Darrell Bock We've got to go to a break. When we come back, we're going to have a whole lot more on these, your IRA, isn't it, or you do the IRS, the top IRA rulings for 2024, but we're going to remind you that this show is brought to you by Cardinal Guide, cardinalguide.com, and at cardinalguide.com is where you'll find the seven worries tabs, and of course one of those worries is IRA. And so if you click on that, you're going to find a wonderful video that has show notes, a board that you can look at that kind of puts this in a visual sense where you can get an idea of what we're talking about, and that's all there at cardinalguide.com as well as the contact Hans and Tom's Tom page. So if you've got a particular question on your IRA, this is a great thing to do, and Hans' book, The Complete Cardinal Guide to Planning for and Living in Retirement, we'll be right back with a whole lot more. Mike Gillis investment advisory services offered through Brookstone Capital Management LLC, abbreviated BCM, a registered investment advisor. BCM and Cardinal Advisors are independent of each other.

Insurance products and services are not offered through BCM, but are offered and sold through individually licensed and appointed agents. Cardinal Advisors is not affiliated with or endorsed by the Social Security Administration or any other government agency. Welcome back to Finishing Well with Certified Financial Planner Hans Scheil, and today's show, Your IRA is an IOU to the IRS, the top IRA rulings of 2024. And I got to tell you, Hans, right before the break we were talking about if you inherited this IRA, to roll it into an annuity that matches these rulings is just, to me, that's genius.

You know, like, man, I don't have to worry about it and I'm going to get this check every single year and it's growing and I'm being a good steward of it and, you know, that's just awesome. Well, yeah, and we, I mean, that's what we make our business doing is we have all kinds of beneficiaries that watch our videos and listen to us on the radio and then they call us and their parent, who's now deceased, left them the IRA and they don't know what to do. And usually the ones that are calling us are already beyond the take the money right now, pay all the taxes and call it a day. I mean, they've already figured out that's probably not a very good option and they're probably in a higher tax bracket themselves. So they're looking for a way to spread this out and, you know, lessen the tax effect.

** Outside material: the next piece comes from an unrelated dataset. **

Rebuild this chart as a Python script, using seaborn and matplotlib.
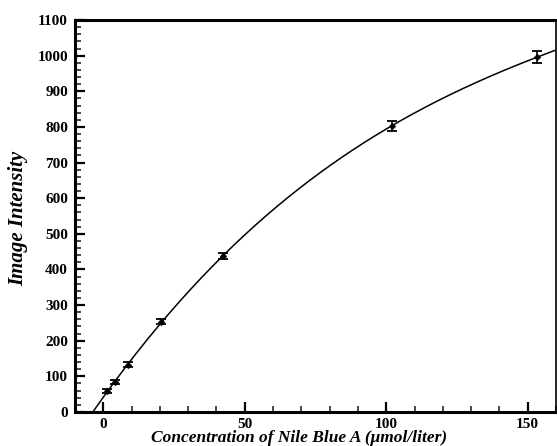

And so what this new ruling was about is a lot of people are familiar with the 10 year rule. It means I have 10 years to take it out, but, you know, that's not a good plan either is you just put it off and put it off and then all of a sudden you're just going to have a big tax bill 10 years from now. So this annuity thing is a way for you to comply with all this stuff and then just get an even check and then the taxes, we can project those and have them withheld from the monthly payments or annual payments so that you don't even have to go find in the money come April 15th.

You can just cash in checks and then you'll get a 1099 from the insurance company that shows how much taxes you owe or it shows how much it was withheld and how much income you received. So, uh, it's a pretty simple solution to a problem. Okay.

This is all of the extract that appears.